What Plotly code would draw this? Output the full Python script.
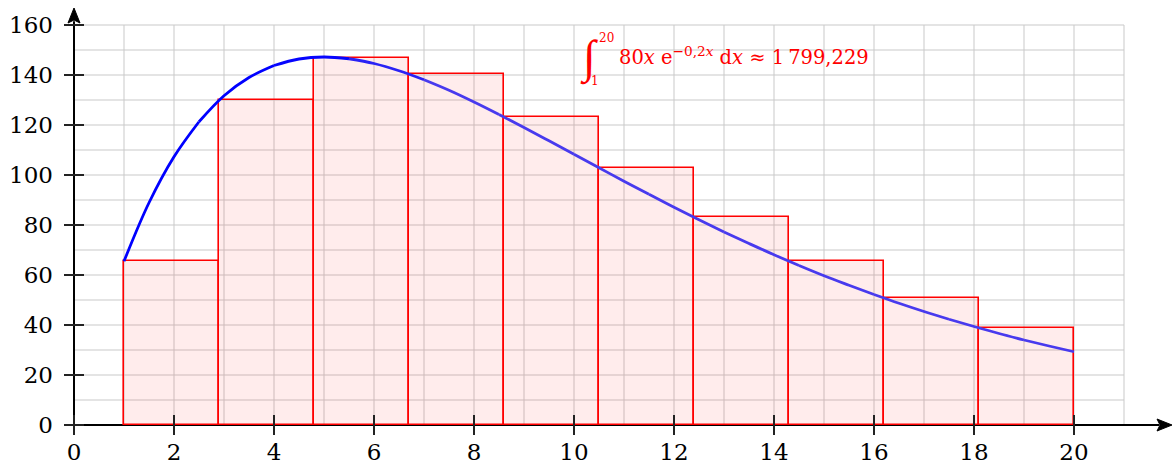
import plotly.graph_objects as go

# ---- data ----
rect_left = [1.0, 2.9, 4.8, 6.7, 8.6, 10.5, 12.4, 14.3, 16.2, 18.1]
rect_height = [65.5, 129.9, 147.0, 140.4, 123.1, 102.9, 83.1, 65.6, 50.8, 38.8]
rect_width = 1.9

curve_x = [1, 1.5, 2, 2.5, 3, 3.5, 4, 4.5, 5, 5.5, 6, 6.5, 7, 7.5, 8, 8.5, 9, 9.5, 10,
           10.5, 11, 11.5, 12, 12.5, 13, 13.5, 14, 14.5, 15, 15.5, 16, 16.5, 17, 17.5,
           18, 18.5, 19, 19.5, 20]
curve_y = [65.5, 88.9, 107.3, 121.3, 131.7, 139.0, 143.8, 146.4, 147.2, 146.5, 144.6,
           141.7, 138.1, 133.9, 129.2, 124.2, 119.0, 113.7, 108.3, 102.9, 97.5, 92.3,
           87.1, 82.1, 77.2, 72.6, 68.1, 63.8, 59.7, 55.9, 52.2, 48.7, 45.4, 42.3, 39.4,
           36.6, 34.0, 31.6, 29.3]

x_ticks = [0, 2, 4, 6, 8, 10, 12, 14, 16, 18, 20]
y_ticks = [0, 20, 40, 60, 80, 100, 120, 140, 160]
x_grid = list(range(0, 22))
y_grid = list(range(0, 161, 10))

FONT = "DejaVu Serif"
XR = [-0.2, 22.0]
YR = [-4.0, 168.0]

fig = go.Figure()

# rectangles (Riemann sum)
fig.add_trace(go.Bar(
    x=[l + rect_width / 2 for l in rect_left], y=rect_height, width=rect_width, base=0,
    marker=dict(color="rgba(255,0,0,0.075)", line=dict(color="#ff0000", width=1.6)),
    hoverinfo="skip", showlegend=False))

# curve with slight colour gradient (blue -> blue-violet)
c0 = (0, 0, 255)
c1 = (72, 58, 238)
step = 3
for i in range(0, len(curve_x) - 1, step):
    seg_x = curve_x[i:i + step + 1]
    seg_y = curve_y[i:i + step + 1]
    xm = sum(seg_x) / len(seg_x)
    t = min(max((xm - 4.5) / 3.0, 0.0), 1.0)
    col = "rgb(%d,%d,%d)" % tuple(round(a + (b - a) * t) for a, b in zip(c0, c1))
    fig.add_trace(go.Scatter(x=seg_x, y=seg_y, mode="lines",
                             line=dict(color=col, width=2.8, shape="spline"),
                             hoverinfo="skip", showlegend=False))

shapes = []
gc = "#c9c9c9"
for gx in x_grid:
    shapes.append(dict(type="line", xref="x", yref="y", x0=gx, x1=gx, y0=0, y1=160,
                       line=dict(color=gc, width=1), layer="below"))
for gy in y_grid:
    shapes.append(dict(type="line", xref="x", yref="y", x0=0, x1=21, y0=gy, y1=gy,
                       line=dict(color=gc, width=1), layer="below"))

# axes lines
shapes.append(dict(type="line", xref="x", yref="y", x0=-0.2, x1=21.7, y0=0, y1=0,
                   line=dict(color="black", width=2), layer="below"))
shapes.append(dict(type="line", xref="x", yref="y", x0=0, x1=0, y0=-4, y1=161.5,
                   line=dict(color="black", width=2), layer="below"))
# arrow heads
shapes.append(dict(type="path", xref="x", yref="y",
                   path="M 21.96 0 L 21.66 2.4 L 21.72 0 L 21.66 -2.4 Z",
                   fillcolor="black", line=dict(color="black", width=1), layer="above"))
shapes.append(dict(type="path", xref="x", yref="y",
                   path="M 0 166.8 L 0.12 160.8 L 0 162.0 L -0.12 160.8 Z",
                   fillcolor="black", line=dict(color="black", width=1), layer="above"))
# tick marks
for tx in x_ticks:
    shapes.append(dict(type="line", xref="x", yref="y", x0=tx, x1=tx, y0=-4, y1=4,
                       line=dict(color="#222222", width=2), layer="above"))
for ty in y_ticks:
    shapes.append(dict(type="line", xref="x", yref="y", x0=-0.2, x1=0.2, y0=ty, y1=ty,
                       line=dict(color="#222222", width=2), layer="above"))

annotations = [
    dict(x=10.3, y=147.0, xref="x", yref="y", text="∫", showarrow=False,
         font=dict(family="Liberation Serif", size=46, color="#ff0000"),
         xanchor="center", yanchor="middle"),
    dict(x=10.46, y=155.0, xref="x", yref="y", text="20", showarrow=False,
         font=dict(family=FONT, size=12, color="#ff0000"), xanchor="left", yanchor="middle"),
    dict(x=10.3, y=137.5, xref="x", yref="y", text="1", showarrow=False,
         font=dict(family=FONT, size=12, color="#ff0000"), xanchor="left", yanchor="middle"),
    dict(x=10.86, y=147.6, xref="x", yref="y",
         text="80<i>x</i> e<sup>−0,2<i>x</i></sup> d<i>x</i> ≈ 1\u2009799,229",
         showarrow=False, font=dict(family=FONT, size=19.5, color="#ff0000"),
         xanchor="left", yanchor="middle"),
]

fig.update_layout(
    width=1176, height=468,
    margin=dict(l=64, r=2, t=5, b=33, autoexpand=False),
    paper_bgcolor="white", plot_bgcolor="white",
    showlegend=False, bargap=0,
    shapes=shapes, annotations=annotations,
    font=dict(family=FONT, size=23, color="black"),
    xaxis=dict(range=XR, showgrid=False, zeroline=False, showline=False, automargin=False,
               tickmode="array", tickvals=x_ticks, ticktext=[str(v) for v in x_ticks],
               tickfont=dict(family=FONT, size=23, color="black"),
               ticks="", ticklabelstandoff=1, fixedrange=True),
    yaxis=dict(range=YR, showgrid=False, zeroline=False, showline=False, automargin=False,
               tickmode="array", tickvals=y_ticks, ticktext=[str(v) for v in y_ticks],
               tickfont=dict(family=FONT, size=23, color="black"),
               ticks="", ticklabelstandoff=10, fixedrange=True),
)

fig.write_html("out.html", config={"displayModeBar": False},
               post_script="document.body.style.margin='0';document.body.style.overflow='hidden';")
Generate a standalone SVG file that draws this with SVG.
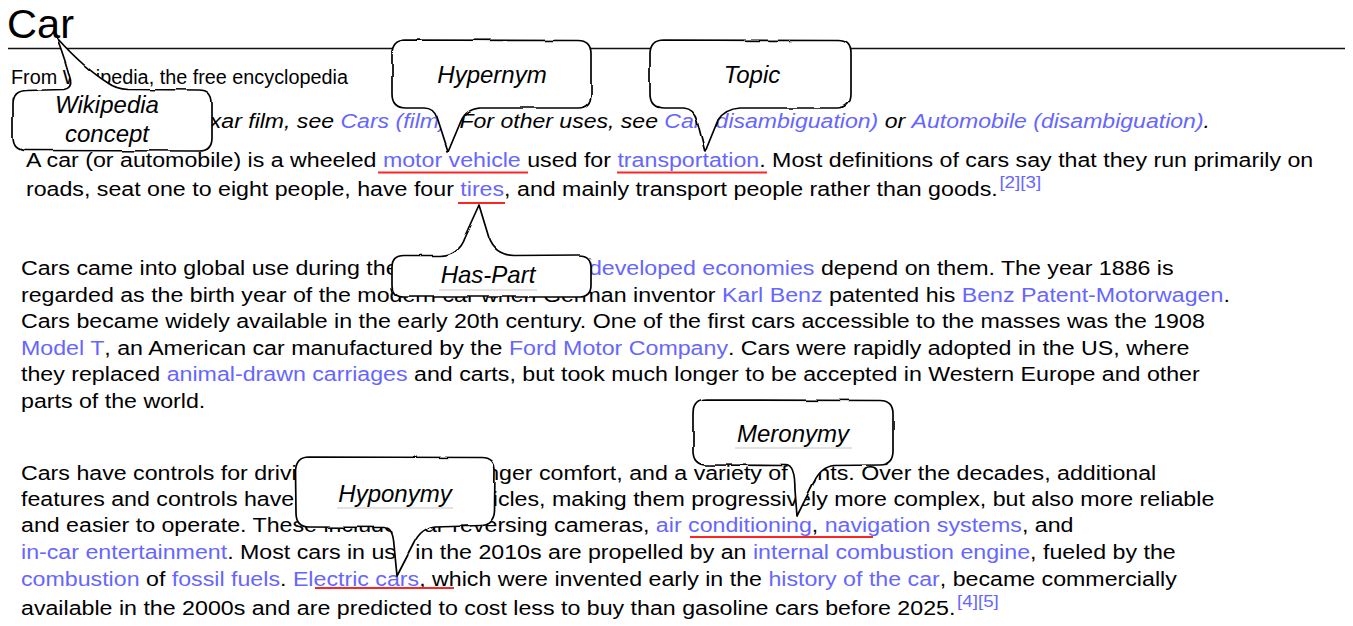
<svg xmlns="http://www.w3.org/2000/svg" width="1353" height="626" viewBox="0 0 1353 626">
  <style>
    .t { font-family: "Liberation Sans", Arial, sans-serif; fill: #000; }
    .body { font-size: 21px; }
    .it { font-style: italic; }
    .lk { fill: #6666ff; }
    .sup { font-size: 17px; fill: #6666ff; }
    .mark { stroke: #ff2424; stroke-width: 2; fill: none; }
    .bubble { fill: #fff; stroke: #000; stroke-width: 1.7; stroke-linejoin: round; }
    .label { font-family: "Liberation Sans", Arial, sans-serif; font-size: 24px; font-style: italic; fill: #000; text-anchor: middle; }
    .uline { stroke: #e2e2e2; stroke-width: 2; }
  </style>
  <defs>
    <filter id="rough" x="-10%" y="-10%" width="120%" height="120%">
      <feTurbulence type="fractalNoise" baseFrequency="0.035" numOctaves="2" seed="7" result="noise"/>
      <feDisplacementMap in="SourceGraphic" in2="noise" scale="3" xChannelSelector="R" yChannelSelector="G"/>
    </filter>
  </defs>
  <rect width="1353" height="626" fill="#fff"/>

  <!-- article header -->
  <g id="header">
    <text class="t" x="7" y="38" font-size="40" textLength="67" lengthAdjust="spacingAndGlyphs">Car</text>
    <line x1="8" y1="48.5" x2="1345" y2="48.5" stroke="#111" stroke-width="1.4"/>
    <text class="t" x="11" y="84" font-size="19.5" textLength="337" lengthAdjust="spacingAndGlyphs">From Wikipedia, the free encyclopedia</text>
  </g>

  <!-- article text -->
  <g id="article" class="t body" transform="scale(1.105 1)">
    <text class="it" x="99.5" y="128" textLength="995.5" lengthAdjust="spacingAndGlyphs">For the Pixar film, see <tspan class="lk">Cars (film)</tspan>. For other uses, see <tspan class="lk">Car (disambiguation)</tspan> or <tspan class="lk">Automobile (disambiguation)</tspan>.</text>

    <text x="23.5" y="167">A car (or automobile) is a wheeled <tspan class="lk">motor vehicle</tspan> used for <tspan class="lk">transportation</tspan>. Most definitions of cars say that they run primarily on</text>
    <text x="23.5" y="196">roads, seat one to eight people, have four <tspan class="lk">tires</tspan>, and mainly transport people rather than goods.<tspan class="sup" dx="1.5" dy="-8">[2][3]</tspan></text>

    <text x="19" y="275">Cars came into global use during the 20th century, and <tspan class="lk">developed economies</tspan> depend on them. The year 1886 is</text>
    <text x="19" y="302">regarded as the birth year of the modern car when German inventor <tspan class="lk">Karl Benz</tspan> patented his <tspan class="lk">Benz Patent-Motorwagen</tspan>.</text>
    <text x="19" y="328">Cars became widely available in the early 20th century. One of the first cars accessible to the masses was the 1908</text>
    <text x="19" y="355"><tspan class="lk">Model T</tspan>, an American car manufactured by the <tspan class="lk">Ford Motor Company</tspan>. Cars were rapidly adopted in the US, where</text>
    <text x="19" y="381">they replaced <tspan class="lk">animal-drawn carriages</tspan> and carts, but took much longer to be accepted in Western Europe and other</text>
    <text x="19" y="408">parts of the world.</text>

    <text x="19" y="480">Cars have controls for driving, parking, passenger comfort, and a variety of lights. Over the decades, additional</text>
    <text x="19" y="506">features and controls have been added to vehicles, making them progressively more complex, but also more reliable</text>
    <text x="19" y="532.5">and easier to operate. These include rear-reversing cameras, <tspan class="lk">air conditioning</tspan>, <tspan class="lk">navigation systems</tspan>, and</text>
    <text x="19" y="559"><tspan class="lk">in-car entertainment</tspan>. Most cars in use in the 2010s are propelled by an <tspan class="lk">internal combustion engine</tspan>, fueled by the</text>
    <text x="19" y="586"><tspan class="lk">combustion</tspan> of <tspan class="lk">fossil fuels</tspan>. <tspan class="lk">Electric cars</tspan>, which were invented early in the <tspan class="lk">history of the car</tspan>, became commercially</text>
    <text x="19" y="615">available in the 2000s and are predicted to cost less to buy than gasoline cars before 2025.<tspan class="sup" dx="1.5" dy="-8">[4][5]</tspan></text>
  </g>

  <!-- red marks under the annotated terms -->
  <g id="connectors">
    <line class="mark" x1="378" y1="172.5" x2="528" y2="172.5"/>
    <line class="mark" x1="617" y1="172.5" x2="767" y2="172.5"/>
    <line class="mark" x1="458" y1="203" x2="505" y2="203"/>
    <line class="mark" x1="690" y1="537" x2="873" y2="537"/>
    <line class="mark" x1="315" y1="588" x2="454" y2="588"/>
  </g>

  <!-- speech-bubble callouts -->
  <g id="wikipedia-concept">
    <path class="bubble" filter="url(#rough)" d="M27,90.5 L64,89.5 Q72,88 70.5,80 Q66,62 57,38 Q84,68 108,83 Q116,89 128,89.5 L199,90 Q212,90 212,103 L212,138 Q212,151 199,151 L26,150.5 Q13,150.5 13,137 L13,104 Q13,90.5 27,90.5 Z"/>
    <text class="label" x="107" y="113">Wikipedia</text>
    <text class="label" x="107" y="142">concept</text>
  </g>

  <g id="hypernym">
    <path class="bubble" filter="url(#rough)" d="M406,40 L577,40.5 Q591,40 591,54 L591,94 Q591,108 577,108 L480,108 Q466,109 461,121 L448,152 L437,118 Q434,108 424,108 L406,108 Q392,108 392,94 L392,54 Q392,40 406,40 Z"/>
    <text class="label" x="492" y="83">Hypernym</text>
  </g>

  <g id="topic">
    <path class="bubble" filter="url(#rough)" d="M664,40 L837,40.5 Q851,40 851,54 L851,94 Q851,108 837,108 L740,108 Q725,109 718,120 L705,152 L697,120 Q694,109 684,108 L664,108 Q650,108 650,94 L650,54 Q650,40 664,40 Z"/>
    <text class="label" x="752" y="83">Topic</text>
  </g>

  <g id="has-part">
    <path class="bubble" filter="url(#rough)" d="M404,255.5 L440,255.5 Q458,255 464,238 L479,205 L489,238 Q495,255 514,255.5 L579,255 Q591,255 591,267 L591,285 Q591,297 579,297 L404,297 Q392,297 392,285 L392,267 Q392,255.5 404,255.5 Z"/>
    <line class="uline" x1="439" y1="290" x2="537" y2="290"/>
    <text class="label" x="488" y="283">Has-Part</text>
  </g>

  <g id="hyponymy">
    <path class="bubble" filter="url(#rough)" d="M309,457 L481,457.5 Q495,457 495,471 L494.5,511 Q494,524 481,524.5 L436,526 Q421,528 414,543 L397,576 L394,545 Q393,528 385,527.5 L309,527 Q296,527 296,513 L295.5,471 Q296,457 309,457 Z"/>
    <line class="uline" x1="337" y1="508" x2="453" y2="508"/>
    <text class="label" x="395" y="502">Hyponymy</text>
  </g>

  <g id="meronymy">
    <path class="bubble" filter="url(#rough)" d="M707,400 L879,400.5 Q893,400 893,414 L893,451 Q893,465 879,465 L834,465.5 Q821,467 814,482 L797,516 L795,490 Q795,466 786,465.5 L707,465 Q693,465 693,451 L693,414 Q693,400 707,400 Z"/>
    <line class="uline" x1="735" y1="448" x2="852" y2="448"/>
    <text class="label" x="793" y="442">Meronymy</text>
  </g>
</svg>
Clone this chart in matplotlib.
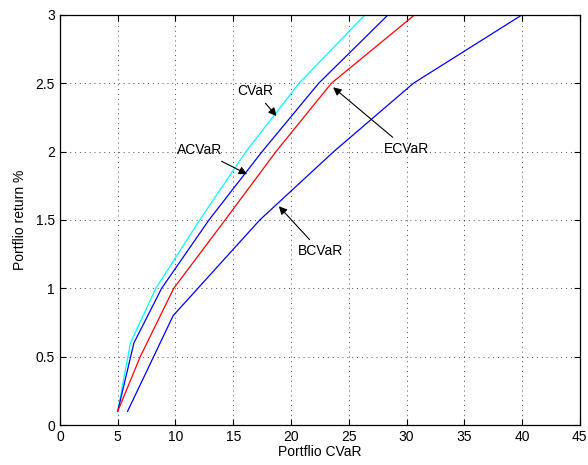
::::
▶ EXERCISE GOAL
From the listing above, collect every line that mentions the word "this".

▶ COMPLETE ANSWER
What Plotly code would draw this? Output the full Python script.
Generate a standalone SVG file that draws this with SVG.
Clone this chart in matplotlib.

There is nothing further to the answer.